Second, I take my role in a viva to be primarily exploring the student’s reasons for saying and doing what he or she has in the thesis not simply imposing my views of what he/she ought. It is often a matter of exploring the costs of adopting particular views. Sometimes this leads to agreement on a matter. In other cases, not and the prospect of suggested corrections to the thesis. But in a number of cases, even after some iterations, one doesn’t ground out the issue and, practically in the circumstances, the only thing to do is let the matter drop. A PhD is, after all, merely an academic apprenticeship. But as part of a conversation aimed at getting at the truth, such lacunae are hugely frustrating. So as well as letting the particular issue drop, one has also to hide the frustration of doing this.
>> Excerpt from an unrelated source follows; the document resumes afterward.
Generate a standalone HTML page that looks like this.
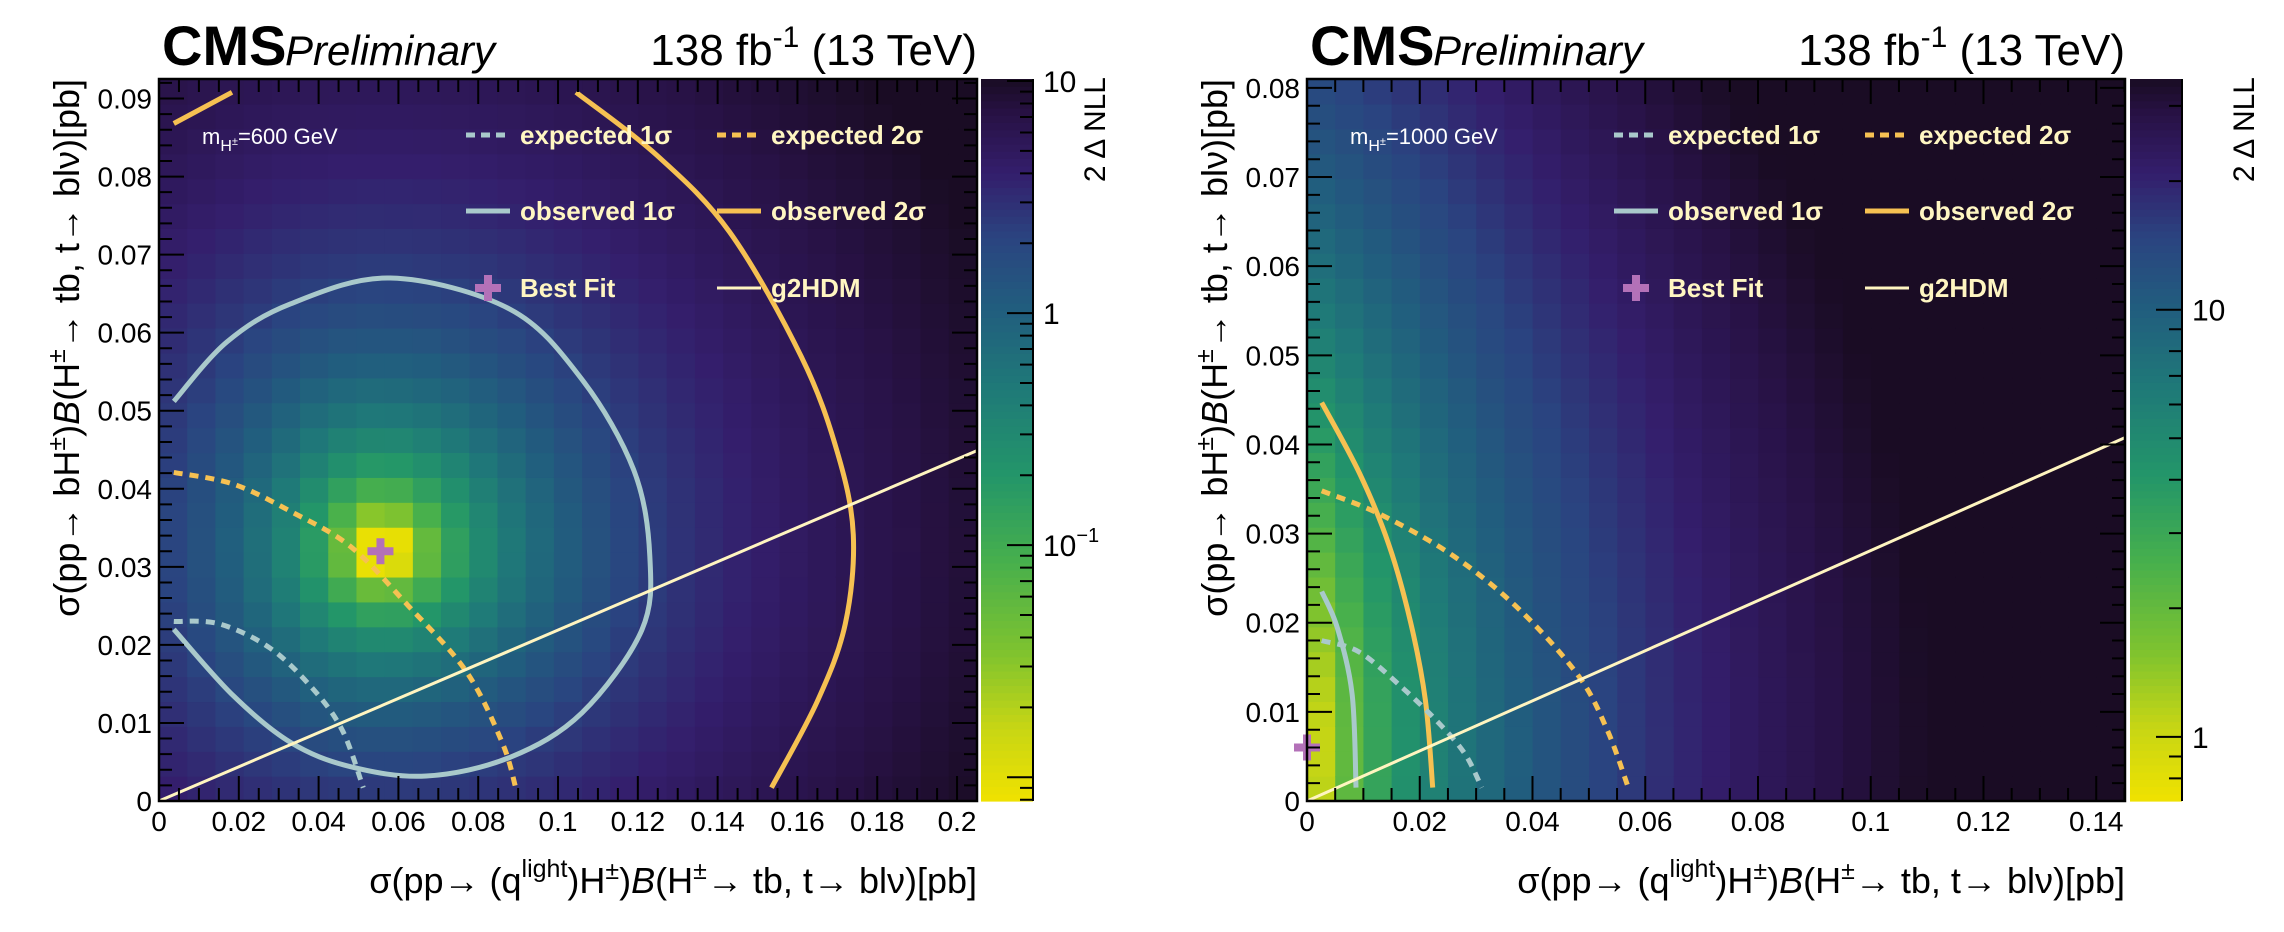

On reflection, though, that’s not the best way to describe things. If the conversation were simply ‘aimed at getting at the truth’ then one would usually also offer solutions. That’s what I’d do at a conference or in the pub. Although I sometimes do this in vivas in order to ask a further question, as an end in itself, it is not very helpful as part of an exam. So again there’s an internal tension in this case between the apparent regulative ideal of the conversation – seeking out the truth – and its role as an exam.

I noticed yesterday that my fellow examiner referred in media res to the ‘interesting conversation’ we were all ‘having together’. But it is a weird parody of a conversation leaving no one satisfied.